▸ **Raw data**:
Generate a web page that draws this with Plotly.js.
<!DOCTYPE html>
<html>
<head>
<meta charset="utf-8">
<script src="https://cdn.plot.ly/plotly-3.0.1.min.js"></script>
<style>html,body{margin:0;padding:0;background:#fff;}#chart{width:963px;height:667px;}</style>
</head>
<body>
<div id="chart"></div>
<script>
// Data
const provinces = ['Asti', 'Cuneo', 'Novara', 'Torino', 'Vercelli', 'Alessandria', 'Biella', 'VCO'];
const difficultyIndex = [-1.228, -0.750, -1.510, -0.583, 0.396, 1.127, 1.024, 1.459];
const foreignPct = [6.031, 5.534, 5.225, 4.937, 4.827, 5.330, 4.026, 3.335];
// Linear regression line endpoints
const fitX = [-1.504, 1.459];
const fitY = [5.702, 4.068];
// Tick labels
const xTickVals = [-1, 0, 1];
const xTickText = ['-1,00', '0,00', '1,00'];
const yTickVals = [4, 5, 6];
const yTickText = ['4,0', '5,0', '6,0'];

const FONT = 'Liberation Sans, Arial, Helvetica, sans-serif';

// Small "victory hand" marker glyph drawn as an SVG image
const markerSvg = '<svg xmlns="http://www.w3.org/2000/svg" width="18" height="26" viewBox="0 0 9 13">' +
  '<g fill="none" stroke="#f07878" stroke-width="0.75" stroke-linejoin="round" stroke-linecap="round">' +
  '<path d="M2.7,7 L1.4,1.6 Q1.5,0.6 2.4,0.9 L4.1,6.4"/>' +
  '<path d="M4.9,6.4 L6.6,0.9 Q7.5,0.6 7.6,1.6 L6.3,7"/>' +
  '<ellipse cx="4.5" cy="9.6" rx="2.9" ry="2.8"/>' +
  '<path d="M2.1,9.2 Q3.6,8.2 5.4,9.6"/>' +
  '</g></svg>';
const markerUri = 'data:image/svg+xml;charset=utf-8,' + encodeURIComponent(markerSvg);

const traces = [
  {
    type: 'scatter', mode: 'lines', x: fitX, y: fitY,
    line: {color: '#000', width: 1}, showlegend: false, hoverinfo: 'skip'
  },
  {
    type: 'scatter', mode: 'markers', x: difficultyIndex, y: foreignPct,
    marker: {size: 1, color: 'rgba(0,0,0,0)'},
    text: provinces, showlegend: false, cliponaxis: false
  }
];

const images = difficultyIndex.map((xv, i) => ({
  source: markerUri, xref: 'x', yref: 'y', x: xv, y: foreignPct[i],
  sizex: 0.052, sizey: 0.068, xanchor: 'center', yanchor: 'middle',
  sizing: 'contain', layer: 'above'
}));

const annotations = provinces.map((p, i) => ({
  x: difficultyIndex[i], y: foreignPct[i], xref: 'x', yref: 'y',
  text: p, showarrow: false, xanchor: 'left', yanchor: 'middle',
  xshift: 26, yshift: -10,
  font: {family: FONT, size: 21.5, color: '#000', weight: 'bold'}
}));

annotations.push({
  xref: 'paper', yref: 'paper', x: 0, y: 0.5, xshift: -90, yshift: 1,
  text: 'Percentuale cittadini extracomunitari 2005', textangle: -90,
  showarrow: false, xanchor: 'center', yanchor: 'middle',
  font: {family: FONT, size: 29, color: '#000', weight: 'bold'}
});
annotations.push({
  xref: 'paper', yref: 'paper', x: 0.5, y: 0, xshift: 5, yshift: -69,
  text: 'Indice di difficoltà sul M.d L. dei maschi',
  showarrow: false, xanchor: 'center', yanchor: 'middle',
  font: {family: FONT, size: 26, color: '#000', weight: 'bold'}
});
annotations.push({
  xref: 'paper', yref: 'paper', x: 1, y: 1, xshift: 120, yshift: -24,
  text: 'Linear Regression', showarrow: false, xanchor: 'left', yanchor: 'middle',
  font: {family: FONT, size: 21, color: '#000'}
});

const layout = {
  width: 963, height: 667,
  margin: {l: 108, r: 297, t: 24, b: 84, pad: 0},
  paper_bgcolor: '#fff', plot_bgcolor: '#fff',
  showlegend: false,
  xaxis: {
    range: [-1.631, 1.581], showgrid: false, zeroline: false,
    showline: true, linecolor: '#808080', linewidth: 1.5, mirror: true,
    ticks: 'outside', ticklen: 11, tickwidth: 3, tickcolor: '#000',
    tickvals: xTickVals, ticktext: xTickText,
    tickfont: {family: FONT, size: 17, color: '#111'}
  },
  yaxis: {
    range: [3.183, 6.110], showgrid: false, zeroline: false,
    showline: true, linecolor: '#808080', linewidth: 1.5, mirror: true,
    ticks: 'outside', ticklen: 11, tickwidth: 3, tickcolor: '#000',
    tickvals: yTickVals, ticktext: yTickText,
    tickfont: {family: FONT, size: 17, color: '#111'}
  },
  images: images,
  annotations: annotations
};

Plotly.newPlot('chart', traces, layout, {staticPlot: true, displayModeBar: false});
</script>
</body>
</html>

▸ **Stated task**:
Reprint the data above from the opening line to the line holding "const FONT = 'Liberation", inclusive, and nothing else.

▸ **Solved exercise**:
Generate a web page that draws this with Plotly.js.
<!DOCTYPE html>
<html>
<head>
<meta charset="utf-8">
<script src="https://cdn.plot.ly/plotly-3.0.1.min.js"></script>
<style>html,body{margin:0;padding:0;background:#fff;}#chart{width:963px;height:667px;}</style>
</head>
<body>
<div id="chart"></div>
<script>
// Data
const provinces = ['Asti', 'Cuneo', 'Novara', 'Torino', 'Vercelli', 'Alessandria', 'Biella', 'VCO'];
const difficultyIndex = [-1.228, -0.750, -1.510, -0.583, 0.396, 1.127, 1.024, 1.459];
const foreignPct = [6.031, 5.534, 5.225, 4.937, 4.827, 5.330, 4.026, 3.335];
// Linear regression line endpoints
const fitX = [-1.504, 1.459];
const fitY = [5.702, 4.068];
// Tick labels
const xTickVals = [-1, 0, 1];
const xTickText = ['-1,00', '0,00', '1,00'];
const yTickVals = [4, 5, 6];
const yTickText = ['4,0', '5,0', '6,0'];

const FONT = 'Liberation Sans, Arial, Helvetica, sans-serif';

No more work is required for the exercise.